The cost-plus approach is used to determine the pricing strategy when the manufacturer sells the product at retail. This method involves adding a percentage to the cost of producing products to determine the final consumer price (Amalia et al., 2020). The percentage added covers the material costs, direct labor costs and operating expenses. The markup approach is closely related to the cost-plus approach because it involves the addition of a set percentage of the cost to the price of the products to allow the manufacturer to sell the products at wholesale without suffering losses. The demand pricing approach may be referred to as customer-based pricing. It involves setting the price of a product based on consumer demand. This method may be risky, especially when the manufacturer gets a wrong impression of the market demand. Lastly, the competitive approach involves setting the price of the product based on the price of the competitors (Amalia et al., 2020). Manufacturers can set the price of the products slightly above or below their competitors’ prices.

Fine Tuning

The price of the products tends to play a significant role in determining the purchasing power of the customers. When prices are unfavorable, the manufacturer is likely to experience difficulties selling their products due to limited purchasing power by the customers. Therefore, pricing is a significant element in a company’s marketing strategy. The prices of the goods should therefore give the customers value for their money. There are various crucial elements that the manufacturer needs to consider when determining the pricing strategy to develop effective prices according to the nature of the market and consumer needs.

These factors include market competition, the elasticity of the product and the manufacturing cost (Cho et al., 2021). The ideal price of the product should conform to the market price set by the competitors.
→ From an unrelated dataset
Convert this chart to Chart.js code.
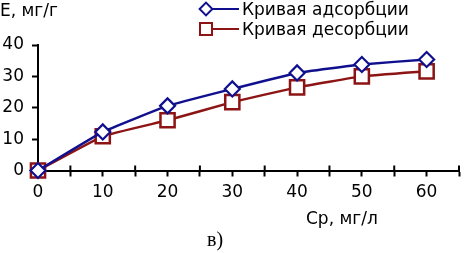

When the price deviates from the market price greatly, it is likely to cause disrupt the consumer’s purchasing patterns. When the elasticity of the product is high, the demand for the product is likely to be affect by changes in price. Such a product is highly sensitive to market changes and the manufacturer need to consider the nature of the market to determine the ideal price for such products. Additionally, the manufacturer should consider the cost of production to ensure that they do not sell their product at a loss. The prices of the product should cater to the manufacturing cost.

Industry Technologies

There are different marketing technologies that can be employed to reach a wider market and increase sales. Search engine optimization marketing involves using popular search engines such as Google to rank the company’s page high in search results (Bala & Verma, 2018). This strategy can be used to increase brand visibility and expand the size of potential customers. Social media marketing can be used to target young consumers by creating ads that appear on users’ pages. Email marketing involves inviting email users to view the products by seeking their permission to send them product ads (Bala & Verma, 2018). This strategy is cost-efficient and can be used to determine serious and loyal customers.

References

Amalia, M. M., Marviana, R. D., & Sumekar, A. (2020). Analisis perhitungan harga pokok Produksi Dengan Metode Full Costing Dan Penentuan Harga Jual Dengan Pendekatan Cost-Plus Pricing (Studi Kasus Pada Rumah Produksi Wan Tempeh). Jurnal Mutiara Akuntansi, 5(1), 33-45.

Bala, M., & Verma, D. (2018). A critical review of digital marketing. M. Bala, D. Verma (2018). A Critical Review of Digital Marketing. International Journal of Management, IT & Engineering, 8(10), 321-339.

Bouredji, K., Gupta, R., & Jester, G. (2020). EveryWear Marketing Plan.

Cho, S., Brison, N., Brown, K., & Quinn, K. (2021). A theoretical explanation of sport Trademark Litigation: Already v. Nike and Forever 21 v. Adidas. Journal of Global Sport Management, 1-25.